AIM OF THE EXERCISE >> Repeat the listing word for word. No pictures belong in the copy.

SUPPLIED DATA >>

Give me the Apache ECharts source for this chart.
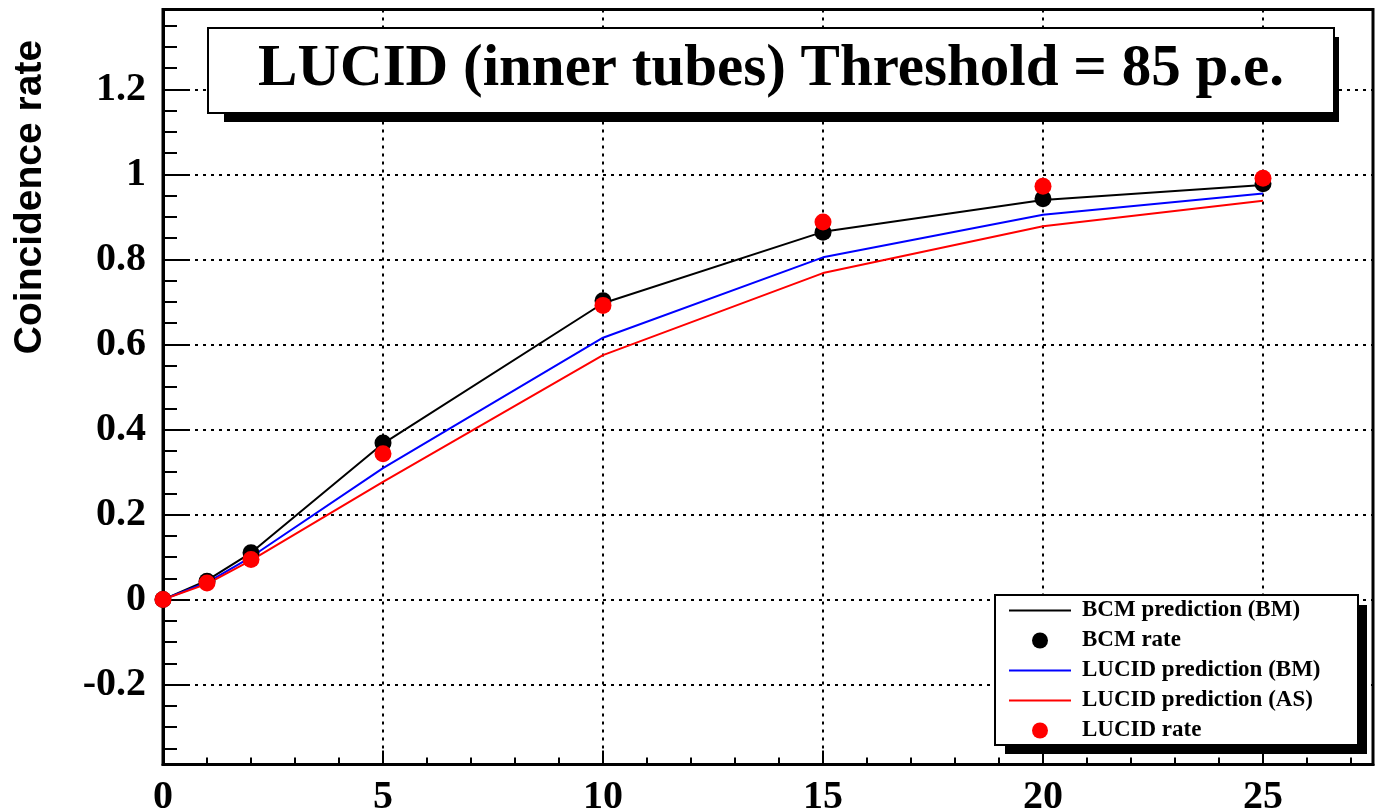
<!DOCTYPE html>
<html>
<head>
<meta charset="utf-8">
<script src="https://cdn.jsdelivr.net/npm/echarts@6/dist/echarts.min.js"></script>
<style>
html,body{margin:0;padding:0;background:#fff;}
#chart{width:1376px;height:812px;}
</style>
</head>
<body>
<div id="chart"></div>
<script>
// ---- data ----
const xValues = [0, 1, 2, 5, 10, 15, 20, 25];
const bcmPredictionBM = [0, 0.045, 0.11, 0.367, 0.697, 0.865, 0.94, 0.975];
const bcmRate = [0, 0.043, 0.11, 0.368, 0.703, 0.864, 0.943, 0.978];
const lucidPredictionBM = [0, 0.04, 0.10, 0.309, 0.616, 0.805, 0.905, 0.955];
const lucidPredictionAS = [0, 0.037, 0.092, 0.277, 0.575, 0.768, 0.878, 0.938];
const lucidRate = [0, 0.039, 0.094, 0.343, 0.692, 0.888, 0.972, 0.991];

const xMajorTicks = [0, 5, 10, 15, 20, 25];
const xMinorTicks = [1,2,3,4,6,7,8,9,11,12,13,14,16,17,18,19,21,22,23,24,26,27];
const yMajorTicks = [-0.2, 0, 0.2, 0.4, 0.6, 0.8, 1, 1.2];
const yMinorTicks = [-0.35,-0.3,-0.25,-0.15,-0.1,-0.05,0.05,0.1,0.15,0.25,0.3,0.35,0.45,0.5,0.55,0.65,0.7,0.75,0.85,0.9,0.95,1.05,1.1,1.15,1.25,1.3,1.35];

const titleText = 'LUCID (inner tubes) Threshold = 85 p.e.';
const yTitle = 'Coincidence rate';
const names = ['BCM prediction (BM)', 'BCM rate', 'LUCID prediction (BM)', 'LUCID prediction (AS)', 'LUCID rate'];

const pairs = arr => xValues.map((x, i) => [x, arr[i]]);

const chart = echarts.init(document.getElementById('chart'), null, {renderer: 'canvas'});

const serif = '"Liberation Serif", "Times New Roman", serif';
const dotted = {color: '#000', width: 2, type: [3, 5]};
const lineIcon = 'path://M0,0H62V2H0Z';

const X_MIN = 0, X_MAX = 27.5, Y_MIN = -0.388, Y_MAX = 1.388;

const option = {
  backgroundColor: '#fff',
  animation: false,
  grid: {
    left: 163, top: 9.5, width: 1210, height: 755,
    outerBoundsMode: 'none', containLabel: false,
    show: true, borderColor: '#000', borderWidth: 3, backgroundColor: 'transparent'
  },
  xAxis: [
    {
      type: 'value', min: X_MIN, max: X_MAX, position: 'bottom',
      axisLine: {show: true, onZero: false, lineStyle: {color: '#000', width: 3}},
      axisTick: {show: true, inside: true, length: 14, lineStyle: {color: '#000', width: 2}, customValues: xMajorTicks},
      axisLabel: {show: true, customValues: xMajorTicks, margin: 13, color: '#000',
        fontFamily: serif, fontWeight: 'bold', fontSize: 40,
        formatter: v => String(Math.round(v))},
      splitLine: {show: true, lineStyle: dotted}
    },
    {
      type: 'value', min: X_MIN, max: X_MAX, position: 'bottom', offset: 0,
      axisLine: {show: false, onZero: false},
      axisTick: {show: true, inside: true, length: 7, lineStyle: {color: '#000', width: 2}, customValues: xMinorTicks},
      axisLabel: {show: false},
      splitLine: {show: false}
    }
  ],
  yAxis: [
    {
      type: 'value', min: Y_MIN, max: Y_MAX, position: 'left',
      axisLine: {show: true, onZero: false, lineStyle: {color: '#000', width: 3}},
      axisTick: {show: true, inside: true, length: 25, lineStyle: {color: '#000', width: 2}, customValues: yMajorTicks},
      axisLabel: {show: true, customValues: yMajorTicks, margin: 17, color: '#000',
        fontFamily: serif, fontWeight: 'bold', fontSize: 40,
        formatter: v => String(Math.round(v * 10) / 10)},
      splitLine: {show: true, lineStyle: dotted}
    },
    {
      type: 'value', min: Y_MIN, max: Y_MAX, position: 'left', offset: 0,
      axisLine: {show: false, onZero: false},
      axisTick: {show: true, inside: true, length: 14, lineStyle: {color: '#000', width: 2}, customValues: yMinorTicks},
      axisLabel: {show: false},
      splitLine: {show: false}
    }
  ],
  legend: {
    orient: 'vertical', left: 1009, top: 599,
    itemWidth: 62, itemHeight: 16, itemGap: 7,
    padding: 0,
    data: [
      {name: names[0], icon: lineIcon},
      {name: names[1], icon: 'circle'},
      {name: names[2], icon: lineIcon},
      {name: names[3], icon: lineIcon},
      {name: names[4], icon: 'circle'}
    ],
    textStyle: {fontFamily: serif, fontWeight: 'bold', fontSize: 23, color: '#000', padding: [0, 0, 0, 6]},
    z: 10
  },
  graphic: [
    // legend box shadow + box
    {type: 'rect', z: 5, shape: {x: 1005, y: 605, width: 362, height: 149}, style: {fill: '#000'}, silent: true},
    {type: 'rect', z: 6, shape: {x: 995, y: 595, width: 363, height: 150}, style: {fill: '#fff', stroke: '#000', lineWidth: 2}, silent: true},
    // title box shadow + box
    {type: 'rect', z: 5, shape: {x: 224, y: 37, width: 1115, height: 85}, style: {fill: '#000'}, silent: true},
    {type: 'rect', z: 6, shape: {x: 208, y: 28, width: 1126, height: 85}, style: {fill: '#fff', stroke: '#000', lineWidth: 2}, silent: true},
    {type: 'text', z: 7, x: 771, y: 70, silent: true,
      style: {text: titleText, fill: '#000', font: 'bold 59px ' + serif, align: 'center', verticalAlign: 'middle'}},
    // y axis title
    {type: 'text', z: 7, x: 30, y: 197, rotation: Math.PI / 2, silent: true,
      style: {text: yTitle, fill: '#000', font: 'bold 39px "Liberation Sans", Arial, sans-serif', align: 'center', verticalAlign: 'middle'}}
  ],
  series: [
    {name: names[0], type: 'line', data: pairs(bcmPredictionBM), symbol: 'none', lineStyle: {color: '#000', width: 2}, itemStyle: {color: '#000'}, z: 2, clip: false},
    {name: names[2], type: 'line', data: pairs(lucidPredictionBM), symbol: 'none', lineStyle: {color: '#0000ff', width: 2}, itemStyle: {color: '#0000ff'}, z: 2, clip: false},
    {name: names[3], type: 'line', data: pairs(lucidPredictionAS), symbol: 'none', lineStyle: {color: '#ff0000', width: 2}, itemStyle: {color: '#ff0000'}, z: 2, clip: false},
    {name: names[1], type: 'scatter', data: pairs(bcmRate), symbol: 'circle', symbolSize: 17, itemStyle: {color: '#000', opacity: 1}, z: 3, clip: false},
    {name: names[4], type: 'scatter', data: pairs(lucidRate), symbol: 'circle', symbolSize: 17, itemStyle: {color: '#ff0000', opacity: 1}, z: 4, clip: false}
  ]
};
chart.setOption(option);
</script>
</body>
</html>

TASK ANSWER >>
Give me the Apache ECharts source for this chart.
<!DOCTYPE html>
<html>
<head>
<meta charset="utf-8">
<script src="https://cdn.jsdelivr.net/npm/echarts@6/dist/echarts.min.js"></script>
<style>
html,body{margin:0;padding:0;background:#fff;}
#chart{width:1376px;height:812px;}
</style>
</head>
<body>
<div id="chart"></div>
<script>
// ---- data ----
const xValues = [0, 1, 2, 5, 10, 15, 20, 25];
const bcmPredictionBM = [0, 0.045, 0.11, 0.367, 0.697, 0.865, 0.94, 0.975];
const bcmRate = [0, 0.043, 0.11, 0.368, 0.703, 0.864, 0.943, 0.978];
const lucidPredictionBM = [0, 0.04, 0.10, 0.309, 0.616, 0.805, 0.905, 0.955];
const lucidPredictionAS = [0, 0.037, 0.092, 0.277, 0.575, 0.768, 0.878, 0.938];
const lucidRate = [0, 0.039, 0.094, 0.343, 0.692, 0.888, 0.972, 0.991];

const xMajorTicks = [0, 5, 10, 15, 20, 25];
const xMinorTicks = [1,2,3,4,6,7,8,9,11,12,13,14,16,17,18,19,21,22,23,24,26,27];
const yMajorTicks = [-0.2, 0, 0.2, 0.4, 0.6, 0.8, 1, 1.2];
const yMinorTicks = [-0.35,-0.3,-0.25,-0.15,-0.1,-0.05,0.05,0.1,0.15,0.25,0.3,0.35,0.45,0.5,0.55,0.65,0.7,0.75,0.85,0.9,0.95,1.05,1.1,1.15,1.25,1.3,1.35];

const titleText = 'LUCID (inner tubes) Threshold = 85 p.e.';
const yTitle = 'Coincidence rate';
const names = ['BCM prediction (BM)', 'BCM rate', 'LUCID prediction (BM)', 'LUCID prediction (AS)', 'LUCID rate'];

const pairs = arr => xValues.map((x, i) => [x, arr[i]]);

const chart = echarts.init(document.getElementById('chart'), null, {renderer: 'canvas'});

const serif = '"Liberation Serif", "Times New Roman", serif';
const dotted = {color: '#000', width: 2, type: [3, 5]};
const lineIcon = 'path://M0,0H62V2H0Z';

const X_MIN = 0, X_MAX = 27.5, Y_MIN = -0.388, Y_MAX = 1.388;

const option = {
  backgroundColor: '#fff',
  animation: false,
  grid: {
    left: 163, top: 9.5, width: 1210, height: 755,
    outerBoundsMode: 'none', containLabel: false,
    show: true, borderColor: '#000', borderWidth: 3, backgroundColor: 'transparent'
  },
  xAxis: [
    {
      type: 'value', min: X_MIN, max: X_MAX, position: 'bottom',
      axisLine: {show: true, onZero: false, lineStyle: {color: '#000', width: 3}},
      axisTick: {show: true, inside: true, length: 14, lineStyle: {color: '#000', width: 2}, customValues: xMajorTicks},
      axisLabel: {show: true, customValues: xMajorTicks, margin: 13, color: '#000',
        fontFamily: serif, fontWeight: 'bold', fontSize: 40,
        formatter: v => String(Math.round(v))},
      splitLine: {show: true, lineStyle: dotted}
    },
    {
      type: 'value', min: X_MIN, max: X_MAX, position: 'bottom', offset: 0,
      axisLine: {show: false, onZero: false},
      axisTick: {show: true, inside: true, length: 7, lineStyle: {color: '#000', width: 2}, customValues: xMinorTicks},
      axisLabel: {show: false},
      splitLine: {show: false}
    }
  ],
  yAxis: [
    {
      type: 'value', min: Y_MIN, max: Y_MAX, position: 'left',
      axisLine: {show: true, onZero: false, lineStyle: {color: '#000', width: 3}},
      axisTick: {show: true, inside: true, length: 25, lineStyle: {color: '#000', width: 2}, customValues: yMajorTicks},
      axisLabel: {show: true, customValues: yMajorTicks, margin: 17, color: '#000',
        fontFamily: serif, fontWeight: 'bold', fontSize: 40,
        formatter: v => String(Math.round(v * 10) / 10)},
      splitLine: {show: true, lineStyle: dotted}
    },
    {
      type: 'value', min: Y_MIN, max: Y_MAX, position: 'left', offset: 0,
      axisLine: {show: false, onZero: false},
      axisTick: {show: true, inside: true, length: 14, lineStyle: {color: '#000', width: 2}, customValues: yMinorTicks},
      axisLabel: {show: false},
      splitLine: {show: false}
    }
  ],
  legend: {
    orient: 'vertical', left: 1009, top: 599,
    itemWidth: 62, itemHeight: 16, itemGap: 7,
    padding: 0,
    data: [
      {name: names[0], icon: lineIcon},
      {name: names[1], icon: 'circle'},
      {name: names[2], icon: lineIcon},
      {name: names[3], icon: lineIcon},
      {name: names[4], icon: 'circle'}
    ],
    textStyle: {fontFamily: serif, fontWeight: 'bold', fontSize: 23, color: '#000', padding: [0, 0, 0, 6]},
    z: 10
  },
  graphic: [
    // legend box shadow + box
    {type: 'rect', z: 5, shape: {x: 1005, y: 605, width: 362, height: 149}, style: {fill: '#000'}, silent: true},
    {type: 'rect', z: 6, shape: {x: 995, y: 595, width: 363, height: 150}, style: {fill: '#fff', stroke: '#000', lineWidth: 2}, silent: true},
    // title box shadow + box
    {type: 'rect', z: 5, shape: {x: 224, y: 37, width: 1115, height: 85}, style: {fill: '#000'}, silent: true},
    {type: 'rect', z: 6, shape: {x: 208, y: 28, width: 1126, height: 85}, style: {fill: '#fff', stroke: '#000', lineWidth: 2}, silent: true},
    {type: 'text', z: 7, x: 771, y: 70, silent: true,
      style: {text: titleText, fill: '#000', font: 'bold 59px ' + serif, align: 'center', verticalAlign: 'middle'}},
    // y axis title
    {type: 'text', z: 7, x: 30, y: 197, rotation: Math.PI / 2, silent: true,
      style: {text: yTitle, fill: '#000', font: 'bold 39px "Liberation Sans", Arial, sans-serif', align: 'center', verticalAlign: 'middle'}}
  ],
  series: [
    {name: names[0], type: 'line', data: pairs(bcmPredictionBM), symbol: 'none', lineStyle: {color: '#000', width: 2}, itemStyle: {color: '#000'}, z: 2, clip: false},
    {name: names[2], type: 'line', data: pairs(lucidPredictionBM), symbol: 'none', lineStyle: {color: '#0000ff', width: 2}, itemStyle: {color: '#0000ff'}, z: 2, clip: false},
    {name: names[3], type: 'line', data: pairs(lucidPredictionAS), symbol: 'none', lineStyle: {color: '#ff0000', width: 2}, itemStyle: {color: '#ff0000'}, z: 2, clip: false},
    {name: names[1], type: 'scatter', data: pairs(bcmRate), symbol: 'circle', symbolSize: 17, itemStyle: {color: '#000', opacity: 1}, z: 3, clip: false},
    {name: names[4], type: 'scatter', data: pairs(lucidRate), symbol: 'circle', symbolSize: 17, itemStyle: {color: '#ff0000', opacity: 1}, z: 4, clip: false}
  ]
};
chart.setOption(option);
</script>
</body>
</html>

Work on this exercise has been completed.